5. Work with a Business Broker:
A reputable business broker can assist you throughout the acquisition process, from finding the right business to negotiating the terms of the sale and securing financing.
What are the Common Mistakes to Avoid When Applying for a Business Acquisition Loan?
1. Underestimating Costs: Accurately calculate all acquisition costs, including the purchase price, legal fees, due diligence expenses, and potential renovations or upgrades. Underestimating these costs can jeopardize your application.
2. Poorly Prepared Financial Statements: Ensure your financial statements are accurate, complete, and up-to-date. Inaccurate or incomplete statements can lead to immediate rejection.
3. Lack of a Solid Business Plan: A weak business plan that lacks detail, market research, or realistic financial projections will likely be seen as high-risk by lenders.
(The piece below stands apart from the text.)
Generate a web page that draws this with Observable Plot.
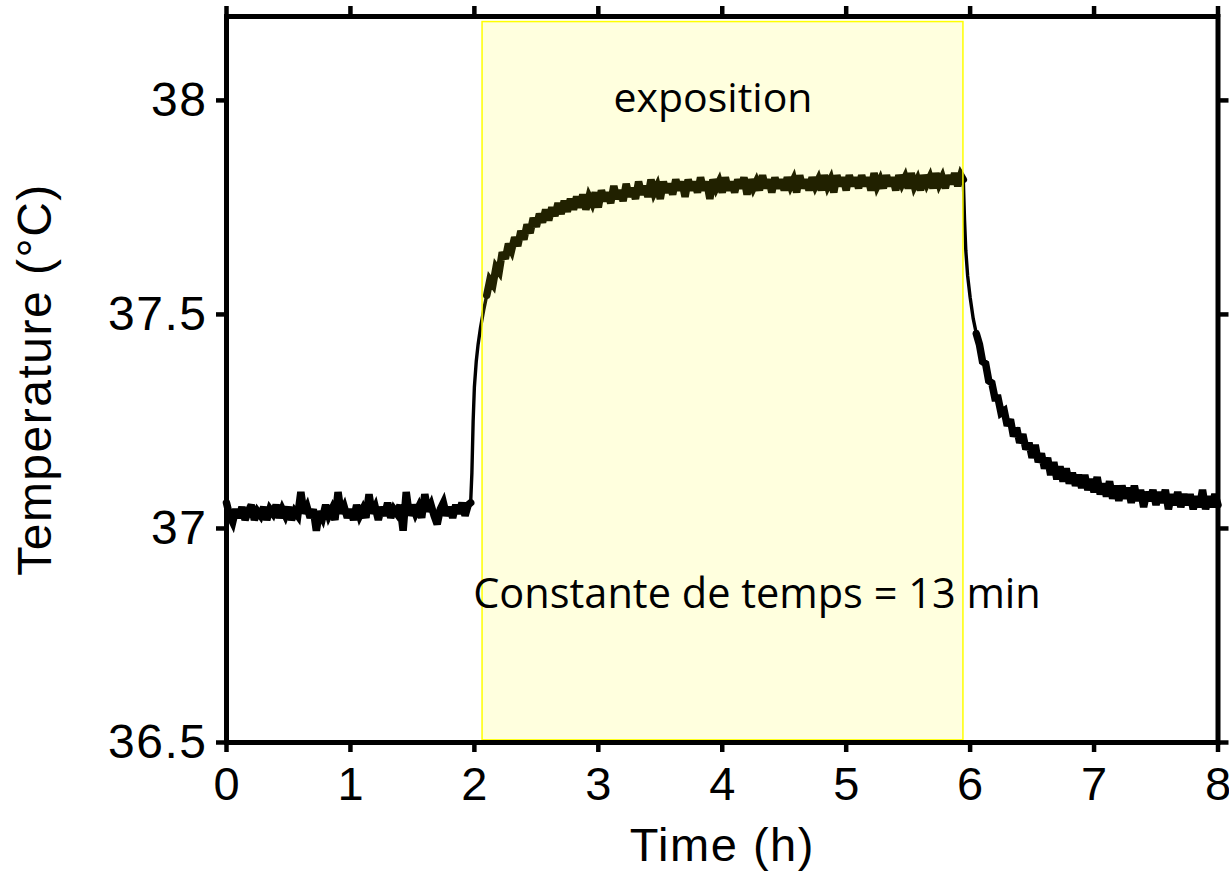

4. Ignoring Due Diligence: Thorough due diligence is crucial to understanding the true financial health and operational efficiency of the business you intend to acquire. Skipping this step can lead to unforeseen problems down the line.
5. Applying to the Wrong Lender: Research various lenders and choose one that specializes in financing business acquisitions and aligns with your financial profile and the specifics of your business.
By carefully considering these factors and diligently preparing your application, you'll significantly increase your chances of securing the necessary funding to purchase your dream business. Remember to seek professional advice from financial advisors and legal professionals to ensure a smooth and successful acquisition process.